Pick out every line holding the string "this" and copy it.

━━━━━━━━━━

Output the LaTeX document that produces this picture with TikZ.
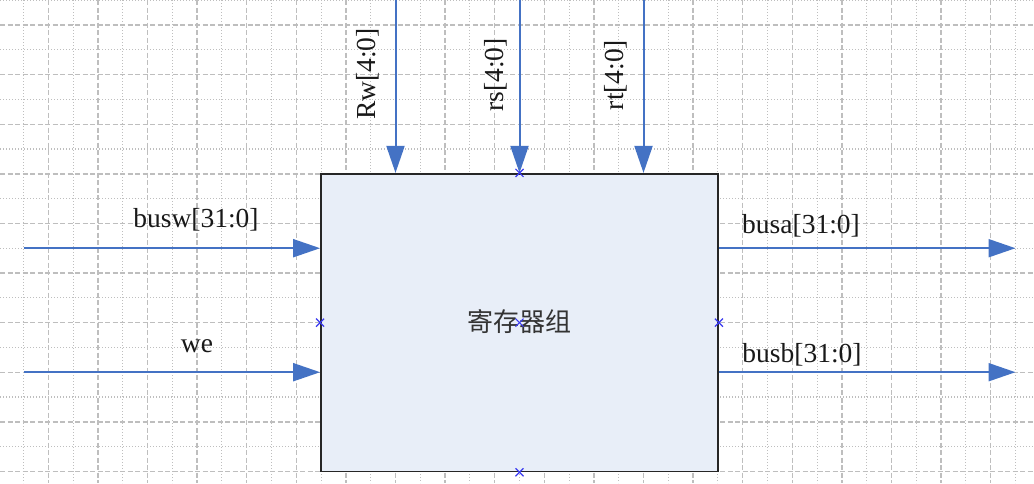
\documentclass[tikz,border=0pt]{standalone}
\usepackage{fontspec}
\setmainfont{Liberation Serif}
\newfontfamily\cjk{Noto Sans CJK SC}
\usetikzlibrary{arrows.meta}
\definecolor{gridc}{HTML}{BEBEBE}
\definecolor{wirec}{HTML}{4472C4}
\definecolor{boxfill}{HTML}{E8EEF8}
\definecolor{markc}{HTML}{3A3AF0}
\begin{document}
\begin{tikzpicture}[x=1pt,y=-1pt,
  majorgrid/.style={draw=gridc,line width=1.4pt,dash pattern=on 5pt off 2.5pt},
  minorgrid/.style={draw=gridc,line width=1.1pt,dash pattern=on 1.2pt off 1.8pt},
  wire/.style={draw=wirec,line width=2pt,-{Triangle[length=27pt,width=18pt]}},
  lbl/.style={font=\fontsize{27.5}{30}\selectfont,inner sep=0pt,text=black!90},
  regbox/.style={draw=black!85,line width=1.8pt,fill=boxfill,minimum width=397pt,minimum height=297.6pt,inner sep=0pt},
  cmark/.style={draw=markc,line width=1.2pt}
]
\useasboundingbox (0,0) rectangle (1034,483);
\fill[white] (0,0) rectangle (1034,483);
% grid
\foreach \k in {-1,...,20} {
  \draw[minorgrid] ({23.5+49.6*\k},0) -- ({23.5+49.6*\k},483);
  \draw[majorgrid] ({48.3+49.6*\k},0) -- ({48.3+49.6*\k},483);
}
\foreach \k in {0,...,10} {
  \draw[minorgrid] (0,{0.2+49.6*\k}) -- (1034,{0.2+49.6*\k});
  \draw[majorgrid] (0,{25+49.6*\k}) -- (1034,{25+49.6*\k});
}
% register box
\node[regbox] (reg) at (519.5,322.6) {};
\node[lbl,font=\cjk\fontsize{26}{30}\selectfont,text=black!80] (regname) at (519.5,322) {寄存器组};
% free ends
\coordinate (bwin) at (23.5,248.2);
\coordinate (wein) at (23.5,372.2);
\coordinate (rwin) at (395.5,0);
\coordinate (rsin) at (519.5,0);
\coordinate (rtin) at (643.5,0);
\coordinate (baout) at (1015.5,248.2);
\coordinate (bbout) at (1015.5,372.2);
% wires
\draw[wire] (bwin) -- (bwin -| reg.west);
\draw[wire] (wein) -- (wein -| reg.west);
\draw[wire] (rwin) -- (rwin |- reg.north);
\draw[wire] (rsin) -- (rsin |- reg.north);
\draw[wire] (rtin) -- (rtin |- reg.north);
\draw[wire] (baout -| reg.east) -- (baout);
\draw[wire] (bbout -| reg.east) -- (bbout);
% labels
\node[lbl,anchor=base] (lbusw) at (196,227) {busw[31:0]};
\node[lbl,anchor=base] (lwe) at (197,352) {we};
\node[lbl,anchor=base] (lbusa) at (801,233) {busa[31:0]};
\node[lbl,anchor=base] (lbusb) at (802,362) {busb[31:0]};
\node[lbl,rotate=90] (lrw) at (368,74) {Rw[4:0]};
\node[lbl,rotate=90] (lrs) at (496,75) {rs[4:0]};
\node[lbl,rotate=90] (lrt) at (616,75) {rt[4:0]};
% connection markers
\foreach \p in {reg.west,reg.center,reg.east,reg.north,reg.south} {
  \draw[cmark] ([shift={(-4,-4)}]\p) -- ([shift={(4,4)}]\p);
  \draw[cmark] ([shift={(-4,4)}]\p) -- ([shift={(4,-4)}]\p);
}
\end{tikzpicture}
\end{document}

━━━━━━━━━━

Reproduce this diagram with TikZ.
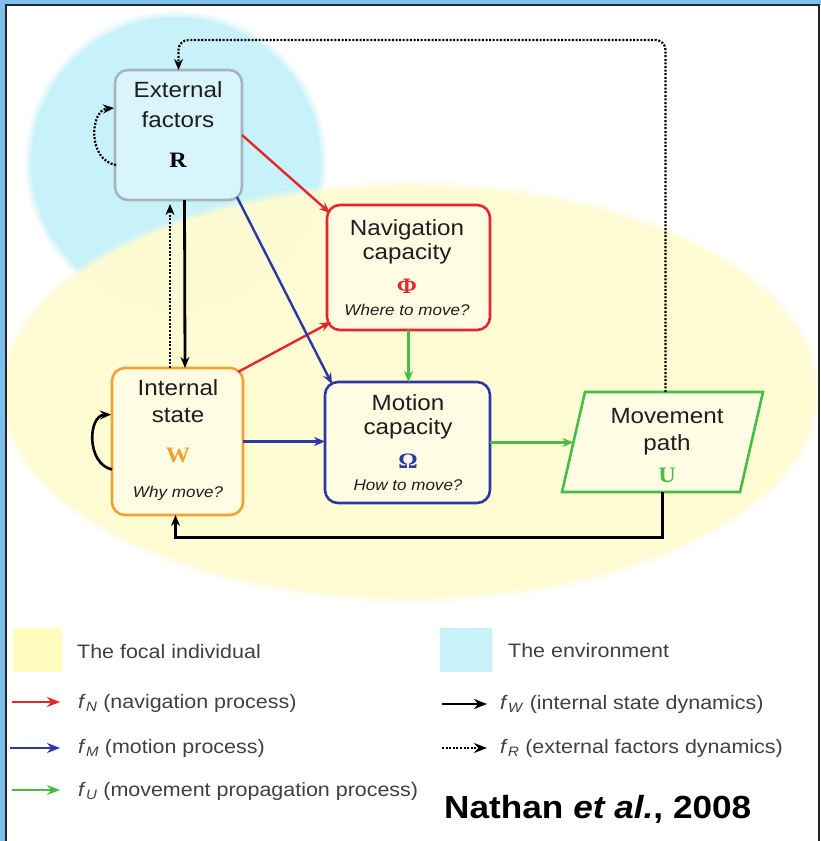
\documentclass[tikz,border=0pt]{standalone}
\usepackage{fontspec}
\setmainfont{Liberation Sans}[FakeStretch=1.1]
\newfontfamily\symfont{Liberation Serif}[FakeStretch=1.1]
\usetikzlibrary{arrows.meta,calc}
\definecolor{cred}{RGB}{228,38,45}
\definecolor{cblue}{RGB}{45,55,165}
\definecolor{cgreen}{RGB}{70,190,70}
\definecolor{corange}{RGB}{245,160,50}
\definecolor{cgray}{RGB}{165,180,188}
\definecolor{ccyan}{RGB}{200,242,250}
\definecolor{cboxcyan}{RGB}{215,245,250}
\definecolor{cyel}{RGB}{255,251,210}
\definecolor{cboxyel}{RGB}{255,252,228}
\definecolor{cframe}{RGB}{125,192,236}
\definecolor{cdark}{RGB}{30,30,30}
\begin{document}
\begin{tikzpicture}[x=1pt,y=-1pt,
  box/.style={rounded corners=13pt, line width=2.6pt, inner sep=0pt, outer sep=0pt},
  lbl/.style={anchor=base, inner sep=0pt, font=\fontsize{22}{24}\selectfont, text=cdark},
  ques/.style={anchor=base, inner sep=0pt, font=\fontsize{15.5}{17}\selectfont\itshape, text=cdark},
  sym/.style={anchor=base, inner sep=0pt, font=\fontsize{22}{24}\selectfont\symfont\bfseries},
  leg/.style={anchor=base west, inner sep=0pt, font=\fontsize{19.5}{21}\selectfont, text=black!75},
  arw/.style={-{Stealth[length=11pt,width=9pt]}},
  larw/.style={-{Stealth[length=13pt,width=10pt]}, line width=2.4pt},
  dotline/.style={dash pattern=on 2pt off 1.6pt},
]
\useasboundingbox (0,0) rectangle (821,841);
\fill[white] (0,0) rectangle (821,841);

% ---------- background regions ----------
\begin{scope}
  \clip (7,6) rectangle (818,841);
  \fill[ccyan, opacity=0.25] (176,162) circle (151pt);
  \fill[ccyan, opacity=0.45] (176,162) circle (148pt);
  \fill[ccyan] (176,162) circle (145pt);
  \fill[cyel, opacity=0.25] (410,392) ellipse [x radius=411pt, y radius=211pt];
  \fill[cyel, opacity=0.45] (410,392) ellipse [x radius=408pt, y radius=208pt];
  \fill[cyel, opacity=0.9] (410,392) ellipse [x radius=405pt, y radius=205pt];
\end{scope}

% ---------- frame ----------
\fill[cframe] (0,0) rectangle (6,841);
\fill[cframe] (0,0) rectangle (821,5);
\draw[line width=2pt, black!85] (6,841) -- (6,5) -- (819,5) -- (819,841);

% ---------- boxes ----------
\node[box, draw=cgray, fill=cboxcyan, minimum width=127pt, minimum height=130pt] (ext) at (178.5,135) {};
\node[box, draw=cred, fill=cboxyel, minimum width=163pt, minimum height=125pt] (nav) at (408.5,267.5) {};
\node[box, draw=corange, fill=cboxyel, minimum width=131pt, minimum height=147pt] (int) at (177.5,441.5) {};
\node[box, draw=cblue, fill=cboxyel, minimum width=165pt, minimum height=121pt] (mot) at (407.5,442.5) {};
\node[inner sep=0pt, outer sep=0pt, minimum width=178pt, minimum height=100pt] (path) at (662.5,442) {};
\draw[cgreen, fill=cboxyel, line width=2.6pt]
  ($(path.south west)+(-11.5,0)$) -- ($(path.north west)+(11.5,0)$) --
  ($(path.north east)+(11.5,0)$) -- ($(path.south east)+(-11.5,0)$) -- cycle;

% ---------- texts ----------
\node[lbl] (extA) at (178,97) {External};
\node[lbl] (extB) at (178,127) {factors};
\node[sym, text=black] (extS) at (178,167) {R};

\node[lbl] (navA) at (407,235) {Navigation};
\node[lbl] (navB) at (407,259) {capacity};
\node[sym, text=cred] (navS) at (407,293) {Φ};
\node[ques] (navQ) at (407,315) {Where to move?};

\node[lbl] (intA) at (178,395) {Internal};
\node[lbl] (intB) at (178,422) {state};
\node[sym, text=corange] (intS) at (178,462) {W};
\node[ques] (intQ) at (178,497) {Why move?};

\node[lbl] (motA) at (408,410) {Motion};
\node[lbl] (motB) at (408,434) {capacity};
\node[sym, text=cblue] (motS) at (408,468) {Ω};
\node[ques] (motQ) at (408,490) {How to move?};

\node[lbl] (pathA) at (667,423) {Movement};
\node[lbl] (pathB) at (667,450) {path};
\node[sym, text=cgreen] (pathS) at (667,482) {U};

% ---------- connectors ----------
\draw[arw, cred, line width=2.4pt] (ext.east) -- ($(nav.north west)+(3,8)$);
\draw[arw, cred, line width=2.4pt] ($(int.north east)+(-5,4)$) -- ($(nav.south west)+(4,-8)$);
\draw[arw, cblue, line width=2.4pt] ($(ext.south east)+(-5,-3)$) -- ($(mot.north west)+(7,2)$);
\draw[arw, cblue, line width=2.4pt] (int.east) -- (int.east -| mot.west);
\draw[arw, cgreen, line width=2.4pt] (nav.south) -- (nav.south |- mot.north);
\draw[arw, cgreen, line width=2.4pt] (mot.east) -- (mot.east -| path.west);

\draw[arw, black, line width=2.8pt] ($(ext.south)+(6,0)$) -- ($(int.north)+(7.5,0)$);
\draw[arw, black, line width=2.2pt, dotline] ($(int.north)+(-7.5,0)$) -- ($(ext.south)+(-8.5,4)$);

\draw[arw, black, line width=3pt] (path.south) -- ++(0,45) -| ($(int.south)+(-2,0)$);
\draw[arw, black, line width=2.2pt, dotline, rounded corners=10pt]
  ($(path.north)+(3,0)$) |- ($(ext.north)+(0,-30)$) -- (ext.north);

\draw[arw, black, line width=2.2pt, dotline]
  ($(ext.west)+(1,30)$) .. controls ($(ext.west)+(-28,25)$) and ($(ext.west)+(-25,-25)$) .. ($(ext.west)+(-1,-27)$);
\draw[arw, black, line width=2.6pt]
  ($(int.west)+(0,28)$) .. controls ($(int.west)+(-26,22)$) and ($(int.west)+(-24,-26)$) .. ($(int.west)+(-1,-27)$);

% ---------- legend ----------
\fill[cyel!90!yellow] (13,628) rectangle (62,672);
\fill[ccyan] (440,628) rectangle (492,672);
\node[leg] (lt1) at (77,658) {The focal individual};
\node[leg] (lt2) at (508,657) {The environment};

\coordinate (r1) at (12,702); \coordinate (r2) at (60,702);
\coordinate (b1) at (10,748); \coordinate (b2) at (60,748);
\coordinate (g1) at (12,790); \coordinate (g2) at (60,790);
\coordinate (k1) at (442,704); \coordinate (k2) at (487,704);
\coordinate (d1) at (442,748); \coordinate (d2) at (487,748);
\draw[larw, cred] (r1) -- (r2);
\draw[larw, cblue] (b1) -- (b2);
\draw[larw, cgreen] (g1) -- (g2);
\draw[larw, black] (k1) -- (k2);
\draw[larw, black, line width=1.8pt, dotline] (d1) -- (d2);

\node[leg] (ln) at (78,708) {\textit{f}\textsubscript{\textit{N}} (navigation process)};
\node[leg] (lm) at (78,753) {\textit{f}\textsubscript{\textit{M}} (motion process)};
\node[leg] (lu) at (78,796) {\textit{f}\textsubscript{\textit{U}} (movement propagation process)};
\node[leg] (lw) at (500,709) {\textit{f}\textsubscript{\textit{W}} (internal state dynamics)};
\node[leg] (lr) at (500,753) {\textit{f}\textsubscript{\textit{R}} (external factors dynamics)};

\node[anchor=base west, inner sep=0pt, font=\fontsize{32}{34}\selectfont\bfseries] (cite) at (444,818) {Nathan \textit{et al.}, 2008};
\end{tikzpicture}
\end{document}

━━━━━━━━━━

• Exercise output:
Output the LaTeX document that produces this picture with TikZ.
Reproduce this diagram with TikZ.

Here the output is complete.